● **Problem details**
Reproduce nothing but the lines from the start of the material through the line that includes "import * as", both ends included, and omit every picture.

··········

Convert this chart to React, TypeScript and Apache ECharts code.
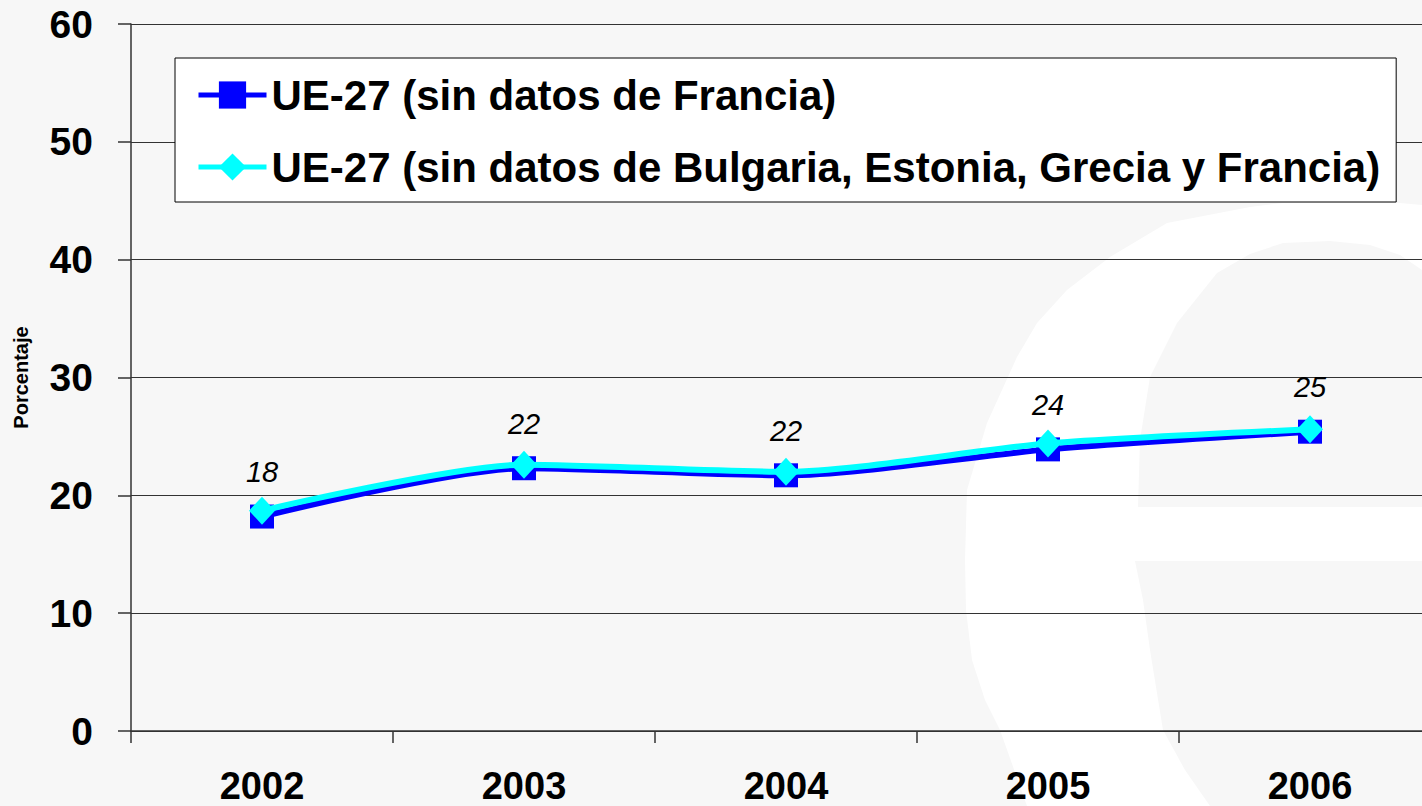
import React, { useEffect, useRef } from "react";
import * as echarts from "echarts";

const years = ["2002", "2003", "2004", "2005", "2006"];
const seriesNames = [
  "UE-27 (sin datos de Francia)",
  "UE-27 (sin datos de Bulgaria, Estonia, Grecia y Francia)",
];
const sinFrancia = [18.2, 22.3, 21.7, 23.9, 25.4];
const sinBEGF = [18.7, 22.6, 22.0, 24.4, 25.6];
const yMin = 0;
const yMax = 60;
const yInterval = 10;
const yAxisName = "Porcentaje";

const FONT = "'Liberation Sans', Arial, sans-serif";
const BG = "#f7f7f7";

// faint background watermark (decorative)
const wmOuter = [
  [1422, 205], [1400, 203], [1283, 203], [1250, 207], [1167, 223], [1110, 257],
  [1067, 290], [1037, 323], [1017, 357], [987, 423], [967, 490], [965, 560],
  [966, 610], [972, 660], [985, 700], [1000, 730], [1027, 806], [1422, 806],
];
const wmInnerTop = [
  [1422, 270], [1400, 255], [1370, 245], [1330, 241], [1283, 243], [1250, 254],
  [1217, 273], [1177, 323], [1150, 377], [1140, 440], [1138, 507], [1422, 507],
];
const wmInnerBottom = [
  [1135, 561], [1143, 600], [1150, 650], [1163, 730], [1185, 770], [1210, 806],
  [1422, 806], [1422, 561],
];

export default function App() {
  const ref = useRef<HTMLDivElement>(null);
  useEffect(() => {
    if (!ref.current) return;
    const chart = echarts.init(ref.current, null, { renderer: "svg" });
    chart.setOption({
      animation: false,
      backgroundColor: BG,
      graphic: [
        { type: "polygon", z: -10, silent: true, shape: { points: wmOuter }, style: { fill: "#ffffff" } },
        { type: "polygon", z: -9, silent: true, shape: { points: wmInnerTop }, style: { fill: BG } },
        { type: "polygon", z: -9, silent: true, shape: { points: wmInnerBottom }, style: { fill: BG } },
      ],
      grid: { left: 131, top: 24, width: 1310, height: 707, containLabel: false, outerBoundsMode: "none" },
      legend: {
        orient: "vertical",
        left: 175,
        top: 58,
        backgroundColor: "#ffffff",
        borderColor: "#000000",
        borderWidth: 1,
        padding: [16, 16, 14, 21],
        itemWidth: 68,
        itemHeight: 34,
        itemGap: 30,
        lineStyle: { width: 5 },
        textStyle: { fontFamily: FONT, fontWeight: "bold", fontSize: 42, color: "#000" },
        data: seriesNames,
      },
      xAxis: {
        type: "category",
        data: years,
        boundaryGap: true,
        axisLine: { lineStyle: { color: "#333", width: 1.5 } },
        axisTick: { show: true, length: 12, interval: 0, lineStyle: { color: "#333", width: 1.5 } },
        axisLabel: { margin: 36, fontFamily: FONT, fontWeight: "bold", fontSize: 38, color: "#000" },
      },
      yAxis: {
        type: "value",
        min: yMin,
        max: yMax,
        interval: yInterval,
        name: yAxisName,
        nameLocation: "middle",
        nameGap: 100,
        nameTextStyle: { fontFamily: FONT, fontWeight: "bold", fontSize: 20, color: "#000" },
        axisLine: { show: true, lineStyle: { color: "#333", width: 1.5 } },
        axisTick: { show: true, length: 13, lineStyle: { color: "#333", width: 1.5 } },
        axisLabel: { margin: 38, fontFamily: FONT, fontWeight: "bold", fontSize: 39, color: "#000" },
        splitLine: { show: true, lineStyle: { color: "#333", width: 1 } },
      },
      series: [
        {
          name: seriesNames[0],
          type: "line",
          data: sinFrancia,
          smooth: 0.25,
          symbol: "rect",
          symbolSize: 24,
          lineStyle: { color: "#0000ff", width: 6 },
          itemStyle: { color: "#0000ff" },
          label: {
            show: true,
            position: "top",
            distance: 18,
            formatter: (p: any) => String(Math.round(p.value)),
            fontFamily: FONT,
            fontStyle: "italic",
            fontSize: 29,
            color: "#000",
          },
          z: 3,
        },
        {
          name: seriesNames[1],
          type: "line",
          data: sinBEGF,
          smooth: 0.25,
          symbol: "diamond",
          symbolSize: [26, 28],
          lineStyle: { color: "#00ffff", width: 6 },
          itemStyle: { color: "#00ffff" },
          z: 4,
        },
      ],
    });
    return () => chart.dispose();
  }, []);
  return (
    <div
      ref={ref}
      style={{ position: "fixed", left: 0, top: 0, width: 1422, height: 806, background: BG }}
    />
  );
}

··········

● **Answer below**
Convert this chart to React, TypeScript and Apache ECharts code.
import React, { useEffect, useRef } from "react";
import * as echarts from "echarts";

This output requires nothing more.